Consider the ideal $I=(ag-ec-1,ah+bg-cf-de)$ of $R=K[a,b,c,d,e,f,g,h]$.
Is $I$ prime when $K=\overline{\mathbb{F}}_2$ is the algebraic closure of a field of 2 elements?
Can computers answer this question? Using existing software?
Apparently if $K$ is a field of characteristic 0, or $K$ is $\mathbb{Z}/p\mathbb{Z}$ for $p < 30$, then $I$ is prime.
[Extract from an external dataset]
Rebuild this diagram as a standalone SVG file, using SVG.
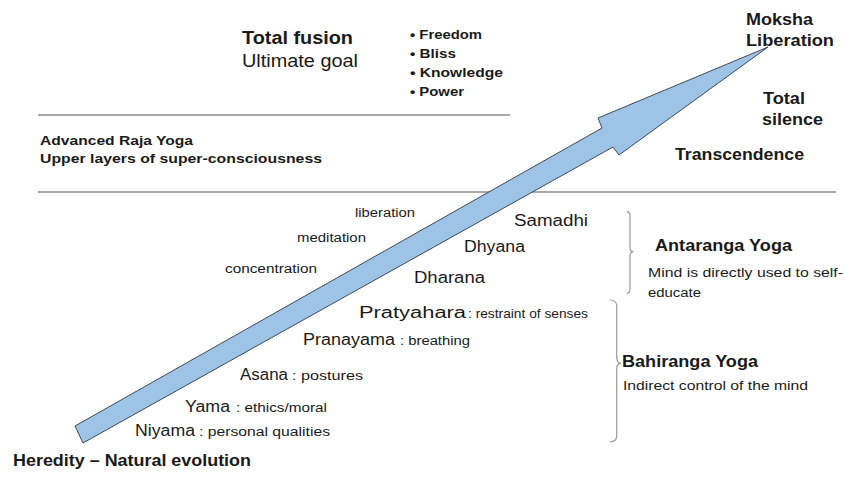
<svg xmlns="http://www.w3.org/2000/svg" width="845" height="481" viewBox="0 0 845 481">
<style>
  text { font-family: "Liberation Sans", Arial, sans-serif; fill: #1a1a1a; }
  .b { font-weight: bold; }
  .h1 { font-size: 17.5px; }
  .h2 { font-size: 16px; }
  .bl { font-size: 13px; font-weight: bold; }
  .nm { font-size: 16px; }
  .ds { font-size: 12.5px; }
  .sm { font-size: 12.5px; }
  .rule { stroke: #8c8c8c; stroke-width: 1.5; fill: none; }
  .brace { stroke: #9a9a9a; stroke-width: 1.2; fill: none; }
  .arrow { fill: #9dc3e6; stroke: #3f4a58; stroke-width: 1; stroke-linejoin: miter; }
</style>
<rect width="845" height="481" fill="#ffffff"/>

<g id="connectors">
  <line class="rule" x1="38" y1="115" x2="510" y2="115"/>
  <line class="rule" x1="38" y1="192" x2="836" y2="192"/>
  <polygon id="progress-arrow" class="arrow" points="75,426 602,128 598,118 768,47 619,155 613,147 83,443"/>
  <path class="brace" d="M626.7,211.7 Q630,211.7 630,216 L630,247.5 Q630,251.7 633.5,251.7 Q630,251.7 630,256 L630,289 Q630,293.3 626.7,293.3"/>
  <path class="brace" d="M610,300 Q616.7,300 616.7,306 L616.7,357.5 Q616.7,363.3 621,363.3 Q616.7,363.3 616.7,369 L616.7,436 Q616.7,441.7 610,441.7"/>
</g>

<g id="goal">
  <text class="b h1" x="242" y="44" textLength="111" lengthAdjust="spacingAndGlyphs">Total fusion</text>
  <text class="h1" x="242" y="67" textLength="116" lengthAdjust="spacingAndGlyphs">Ultimate goal</text>
</g>

<g id="goal-list">
  <text class="bl" x="410" y="39" textLength="72" lengthAdjust="spacingAndGlyphs">• Freedom</text>
  <text class="bl" x="410" y="58" textLength="46" lengthAdjust="spacingAndGlyphs">• Bliss</text>
  <text class="bl" x="410" y="77" textLength="93" lengthAdjust="spacingAndGlyphs">• Knowledge</text>
  <text class="bl" x="410" y="96" textLength="54" lengthAdjust="spacingAndGlyphs">• Power</text>
</g>

<g id="moksha">
  <text class="b h2" x="746" y="25" textLength="67" lengthAdjust="spacingAndGlyphs">Moksha</text>
  <text class="b h2" x="746" y="46" textLength="88" lengthAdjust="spacingAndGlyphs">Liberation</text>
</g>

<g id="silence">
  <text class="b h2" x="763" y="104" textLength="42" lengthAdjust="spacingAndGlyphs">Total</text>
  <text class="b h2" x="762" y="125" textLength="61" lengthAdjust="spacingAndGlyphs">silence</text>
</g>

<g id="transcendence">
  <text class="b h2" x="675" y="160" textLength="129" lengthAdjust="spacingAndGlyphs">Transcendence</text>
</g>

<g id="advanced-raja-yoga">
  <text class="bl" x="40" y="145" textLength="153" lengthAdjust="spacingAndGlyphs">Advanced Raja Yoga</text>
  <text class="bl" x="40" y="163" textLength="282" lengthAdjust="spacingAndGlyphs">Upper layers of super-consciousness</text>
</g>

<g id="inner-labels">
  <text class="ds" x="355" y="217" textLength="60" lengthAdjust="spacingAndGlyphs">liberation</text>
  <text class="ds" x="297" y="242" textLength="69" lengthAdjust="spacingAndGlyphs">meditation</text>
  <text class="ds" x="225" y="273" textLength="92" lengthAdjust="spacingAndGlyphs">concentration</text>
</g>

<g id="samadhi">
  <text class="nm" x="514" y="226" textLength="74" lengthAdjust="spacingAndGlyphs">Samadhi</text>
</g>
<g id="dhyana">
  <text class="nm" x="464" y="252" textLength="61" lengthAdjust="spacingAndGlyphs">Dhyana</text>
</g>
<g id="dharana">
  <text class="nm" x="414" y="283" textLength="71" lengthAdjust="spacingAndGlyphs">Dharana</text>
</g>
<g id="pratyahara">
  <text class="nm" x="359" y="318" textLength="107" lengthAdjust="spacingAndGlyphs">Pratyahara</text>
  <text class="ds" x="468" y="318" textLength="120" lengthAdjust="spacingAndGlyphs">: restraint of senses</text>
</g>
<g id="pranayama">
  <text class="nm" x="303" y="345" textLength="92" lengthAdjust="spacingAndGlyphs">Pranayama</text>
  <text class="ds" x="400" y="345" textLength="70" lengthAdjust="spacingAndGlyphs">: breathing</text>
</g>
<g id="asana">
  <text class="nm" x="240" y="380" textLength="48" lengthAdjust="spacingAndGlyphs">Asana</text>
  <text class="ds" x="292" y="380" textLength="71" lengthAdjust="spacingAndGlyphs">: postures</text>
</g>
<g id="yama">
  <text class="nm" x="185" y="412" textLength="45" lengthAdjust="spacingAndGlyphs">Yama</text>
  <text class="ds" x="236" y="412" textLength="91" lengthAdjust="spacingAndGlyphs">: ethics/moral</text>
</g>
<g id="niyama">
  <text class="nm" x="135" y="436" textLength="60" lengthAdjust="spacingAndGlyphs">Niyama</text>
  <text class="ds" x="199" y="436" textLength="131" lengthAdjust="spacingAndGlyphs">: personal qualities</text>
</g>

<g id="heredity">
  <text class="b" style="font-size:17px" x="13" y="466" textLength="238" lengthAdjust="spacingAndGlyphs">Heredity – Natural evolution</text>
</g>

<g id="antaranga">
  <text class="b h2" x="655" y="251" textLength="137" lengthAdjust="spacingAndGlyphs">Antaranga Yoga</text>
  <text class="sm" x="648" y="277" textLength="195" lengthAdjust="spacingAndGlyphs">Mind is directly used to self-</text>
  <text class="sm" x="648" y="297" textLength="53" lengthAdjust="spacingAndGlyphs">educate</text>
</g>

<g id="bahiranga">
  <text class="b h2" x="622" y="367" textLength="136" lengthAdjust="spacingAndGlyphs">Bahiranga Yoga</text>
  <text class="sm" x="623" y="390" textLength="185" lengthAdjust="spacingAndGlyphs">Indirect control of the mind</text>
</g>
</svg>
If $K$ is a finite field, then presumably $I$ is prime in $R$ iff $I+(F)$ is prime in $(\mathbb{Z}/p\mathbb{Z})[a,b,c,d,e,f,g,h,x]$ where $K=\mathbb{Z}[x]/(F,p)$. If so, then $I$ remains prime over fields of size $2^n$ for $n \leq 8$ and $n=60$, $90$, and $100$.
I find it a little hard to believe that $I$ is not prime over $K=\overline{\mathbb{F}}_2$ if it is prime over all these smaller fields. Certainly I find it hard to believe it is not prime when it is given as an exercise in a book assuming no algebraic geometry background.
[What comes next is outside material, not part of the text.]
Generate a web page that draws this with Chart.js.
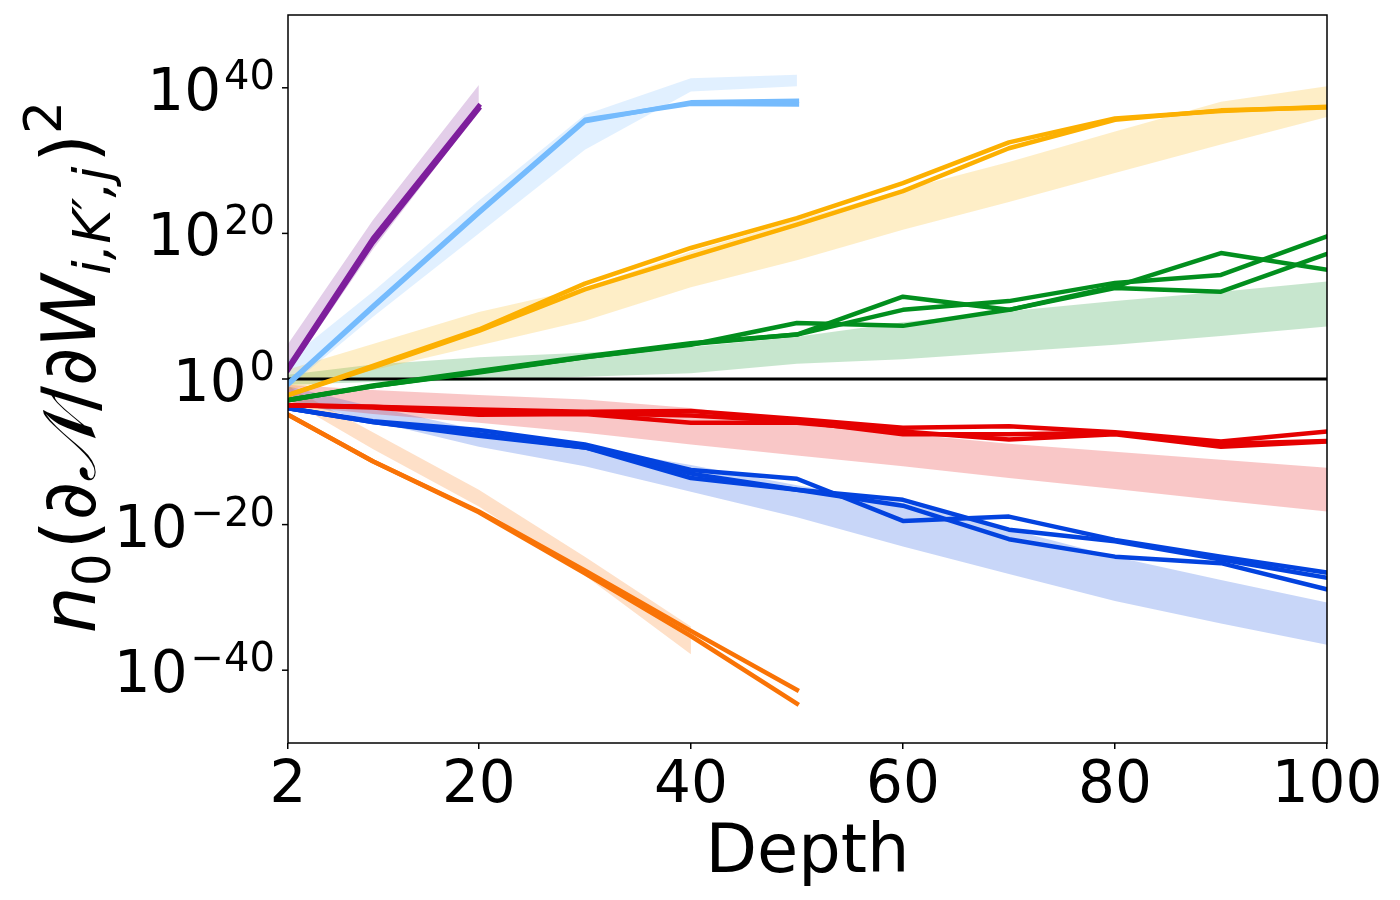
<!DOCTYPE html>
<html>
<head>
<meta charset="utf-8">
<title>Gradient magnitude vs depth</title>
<script src="https://cdn.jsdelivr.net/npm/chart.js@4.4.1/dist/chart.umd.min.js"></script>
<style>
  html, body { margin: 0; padding: 0; background: #fff; }
  #myChart { display: block; }
</style>
</head>
<body>
<canvas id="myChart" width="1400" height="900"></canvas>
<script>
// depths where the networks were measured
const depths = [2, 10, 20, 30, 40, 50, 60, 70, 80, 90, 100]
const depthsTo50 = [2, 10, 20, 30, 40, 50]
const depthsTo40 = [2, 10, 20, 30, 40]
const depthsTo20 = [2, 10, 20]
const xTicks = [2, 20, 40, 60, 80, 100]
const yTickExps = [-40, -20, 0, 20, 40]
const yTickText = ['\u221240', '\u221220', '0', '20', '40']

// all values below are log10 of n0 (dN/dW)^2
const purpleRunA = [1.6, 19.3, 37.5]
const purpleRunB = [1.2, 18.7, 37.1]
const purpleBandLo = [0.8, 17.8, 36.8]
const purpleBandHi = [4.8, 21.8, 40.4]

const skyRunA = [-0.8, 9.8, 22.8, 35.4, 38.0, 38.2]
const skyRunB = [-0.6, 10.0, 23.0, 35.6, 37.8, 37.7]
const skyBandLo = [-1.2, 8.5, 20.0, 31.5, 39.5, 40.2]
const skyBandHi = [2.6, 12.0, 24.5, 36.3, 41.3, 41.8]

const amberRunA = [-2.2, 1.8, 6.8, 13.1, 18.0, 22.1, 26.9, 32.5, 35.8, 36.8, 37.4]
const amberRunB = [-2.2, 1.6, 6.6, 12.3, 16.8, 21.2, 25.8, 31.7, 35.6, 36.9, 37.3]
const amberBandLo = [-1.5, 1.2, 4.6, 8.0, 12.6, 16.3, 20.5, 24.3, 28.3, 32.2, 36.0]
const amberBandHi = [1.3, 4.8, 9.2, 12.5, 17.5, 21.8, 26.0, 29.8, 34.0, 38.1, 40.2]

const greenRunA = [-2.9, -0.9, 1.1, 3.1, 4.9, 6.1, 11.3, 9.5, 12.7, 17.3, 15.0]
const greenRunB = [-2.9, -1.0, 1.0, 3.0, 4.8, 6.1, 9.5, 10.7, 13.2, 14.3, 19.6]
const greenRunC = [-2.9, -1.0, 0.9, 3.0, 4.7, 7.7, 7.3, 9.5, 12.5, 12.0, 17.2]
const greenBandLo = [-0.8, -0.4, -0.2, 0.3, 0.8, 2.1, 2.7, 3.7, 4.7, 5.9, 7.2]
const greenBandHi = [0.6, 2.0, 3.0, 3.6, 4.4, 5.8, 7.8, 9.3, 10.7, 12.0, 13.4]

const redRunA = [-3.6, -3.8, -4.2, -4.5, -4.4, -5.5, -6.7, -6.5, -7.3, -8.6, -7.2]
const redRunB = [-3.6, -3.9, -4.9, -4.8, -6.0, -6.0, -7.2, -8.3, -7.6, -9.3, -8.6]
const redRunC = [-3.6, -3.8, -4.5, -4.7, -5.0, -5.8, -7.6, -7.6, -7.4, -8.9, -8.5]
const redBandLo = [-3.6, -4.8, -6.0, -7.4, -9.0, -10.5, -12.0, -13.6, -15.1, -16.7, -18.2]
const redBandHi = [-0.8, -1.5, -2.2, -2.8, -4.0, -5.9, -7.5, -8.9, -10.0, -11.1, -12.2]

const blueRunA = [-4.0, -5.8, -7.0, -9.0, -12.5, -13.7, -19.5, -18.9, -22.1, -24.4, -26.6]
const blueRunB = [-4.0, -5.9, -7.6, -9.4, -13.0, -15.2, -16.6, -20.7, -22.3, -24.8, -27.3]
const blueRunC = [-4.0, -5.9, -7.8, -9.4, -13.6, -15.2, -17.4, -22.0, -24.4, -25.3, -28.9]
const blueBandLo = [-3.0, -5.8, -9.3, -12.0, -15.5, -19.0, -23.0, -26.8, -30.5, -33.6, -36.5]
const blueBandHi = [-1.0, -3.8, -7.0, -9.3, -11.8, -14.6, -17.0, -20.6, -24.4, -27.6, -30.7]

const orangeRunA = [-4.9, -11.3, -18.2, -26.3, -34.6, -42.7]
const orangeRunB = [-4.9, -11.3, -18.3, -26.7, -35.3, -44.6]
const orangeBandLo = [-2.8, -9.6, -17.5, -27.0, -37.8]
const orangeBandHi = [-1.0, -7.3, -15.2, -24.4, -34.0]

const purple = '126,30,156'
const sky = '117,187,253'
const amber = '252,176,1'
const green = '2,143,30'
const red = '229,0,0'
const blue = '3,67,223'
const orange = '249,115,6'

function toPoints(xs, logs) {
    return xs.map((x, i) => ({x: x, y: Math.pow(10, logs[i])}))
}

var datasets = []

function addBand(xs, lo, hi, rgb) {
    datasets.push({data: toPoints(xs, lo), borderWidth: 0, pointRadius: 0, fill: false, order: 3})
    datasets.push({data: toPoints(xs, hi), borderWidth: 0, pointRadius: 0, fill: '-1',
        backgroundColor: 'rgba(' + rgb + ',0.22)', order: 3})
}

function addRun(xs, logs, rgb) {
    datasets.push({data: toPoints(xs, logs), borderColor: 'rgb(' + rgb + ')', borderWidth: 4.5,
        pointRadius: 0, fill: false, borderJoinStyle: 'round', borderCapStyle: 'square', order: 1})
}

addBand(depthsTo20, purpleBandLo, purpleBandHi, purple)
addBand(depthsTo50, skyBandLo, skyBandHi, sky)
addBand(depths, amberBandLo, amberBandHi, amber)
addBand(depths, greenBandLo, greenBandHi, green)
addBand(depths, redBandLo, redBandHi, red)
addBand(depths, blueBandLo, blueBandHi, blue)
addBand(depthsTo40, orangeBandLo, orangeBandHi, orange)

// reference line at 10^0
datasets.push({data: [{x: 2, y: 1}, {x: 100, y: 1}], borderColor: '#000', borderWidth: 3,
    pointRadius: 0, fill: false, order: 2})

addRun(depthsTo20, purpleRunA, purple)
addRun(depthsTo20, purpleRunB, purple)
addRun(depthsTo50, skyRunA, sky)
addRun(depthsTo50, skyRunB, sky)
addRun(depths, amberRunA, amber)
addRun(depths, amberRunB, amber)
addRun(depths, greenRunA, green)
addRun(depths, greenRunB, green)
addRun(depths, greenRunC, green)
addRun(depths, redRunA, red)
addRun(depths, redRunB, red)
addRun(depths, redRunC, red)
addRun(depths, blueRunA, blue)
addRun(depths, blueRunB, blue)
addRun(depths, blueRunC, blue)
addRun(depthsTo50, orangeRunA, orange)
addRun(depthsTo50, orangeRunB, orange)

const FONT = '"DejaVu Sans", "Noto Sans", sans-serif'

// frame, log tick labels with superscripts and the axis titles
const decorations = {
    id: 'decorations',
    afterDraw(chart) {
        const ctx = chart.ctx
        const {left, right, top, bottom} = chart.chartArea
        const y = chart.scales.y
        ctx.save()
        ctx.strokeStyle = '#000'
        ctx.lineWidth = 1.5
        ctx.strokeRect(left, top, right - left, bottom - top)

        ctx.fillStyle = '#000'
        yTickExps.forEach((e, i) => {
            const yp = y.getPixelForValue(Math.pow(10, e))
            ctx.beginPath()
            ctx.moveTo(left - 6, yp)
            ctx.lineTo(left, yp)
            ctx.stroke()
            ctx.textAlign = 'right'
            ctx.textBaseline = 'alphabetic'
            ctx.font = '40px ' + FONT
            const expW = ctx.measureText(yTickText[i]).width
            ctx.fillText(yTickText[i], left - 13, yp + 1)
            ctx.font = '58px ' + FONT
            ctx.fillText('10', left - 13 - expW - 3, yp + 22)
        })

        ctx.textAlign = 'center'
        ctx.font = '67px ' + FONT
        ctx.fillText('Depth', (left + right) / 2, 872)

        // y label, rotated, built from pieces so sub/superscripts sit right
        const big = 74, small = 52
        const parts = [
            {t: 'n', f: 'italic ' + big + 'px ' + FONT, dy: 0},
            {t: '0', f: small + 'px ' + FONT, dy: 15, gap: 4},
            {t: '(\u2202', f: big + 'px ' + FONT, dy: 0},
            {t: '\u{1D4A9}', f: 'italic ' + big + 'px ' + FONT, dy: 0},
            {t: '/\u2202', f: big + 'px ' + FONT, dy: 0},
            {t: 'W', f: 'italic ' + big + 'px ' + FONT, dy: 0},
            {t: 'i,K\u2032,j', f: 'italic ' + small + 'px ' + FONT, dy: 15, gap: 4},
            {t: ')', f: big + 'px ' + FONT, dy: 0},
            {t: '2', f: small + 'px ' + FONT, dy: -34}
        ]
        let total = 0
        parts.forEach(p => {
            ctx.font = p.f
            p.w = ctx.measureText(p.t).width + (p.gap || 0)
            total += p.w
        })
        ctx.translate(95, 367)
        ctx.rotate(-Math.PI / 2)
        ctx.textAlign = 'left'
        let x = -total / 2
        parts.forEach(p => {
            ctx.font = p.f
            ctx.fillText(p.t, x, p.dy)
            x += p.w
        })
        ctx.restore()
    }
}

const config = {
    type: 'line',
    data: {datasets: datasets},
    options: {
        responsive: false,
        animation: false,
        devicePixelRatio: 1,
        layout: {padding: {left: 0, right: 73, top: 15, bottom: 0}},
        plugins: {legend: {display: false}, tooltip: {enabled: false}},
        scales: {
            x: {
                type: 'linear',
                min: 2,
                max: 100,
                afterBuildTicks: s => { s.ticks = xTicks.map(v => ({value: v})) },
                afterFit: s => { s.height = 157 },
                grid: {drawOnChartArea: false, drawTicks: true, tickLength: 6, color: '#000', lineWidth: 1.5},
                border: {display: false},
                ticks: {font: {family: FONT, size: 58}, color: '#000', padding: 3, maxRotation: 0, autoSkip: false}
            },
            y: {
                type: 'logarithmic',
                min: 1e-50,
                max: 1e50,
                afterFit: s => { s.width = 288 },
                grid: {display: false},
                border: {display: false},
                ticks: {display: false}
            }
        }
    },
    plugins: [decorations]
}

this.myChart = new Chart(document.getElementById('myChart'), config)
</script>
</body>
</html>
Here is how to ask Singular over $\mathbb{C}$:
LIB "primdec.lib"; ring R=0,(a,b,c,d,e,f,g,h),lp; ideal I=(a*g - e*c - 1, a*h + b*g - c*f - d*e); def S=absPrimdecGTZ(I); setring S; absolute_primes;
And then over a finite field of size 4:
LIB "primdec.lib"; ring R=2,(a,b,c,d,e,f,g,h,x),lp; ideal I=(a*g - e*c - 1, a*h + b*g - c*f - d*e); primdecGTZ( I + ideal( x^2+x+1 ) );
If the first line of the answer has a [1] in it and there is no [2] at the same indention level, then the ideal is primary. If the ideals listed in the next [1] and [2] are the same, then it is prime.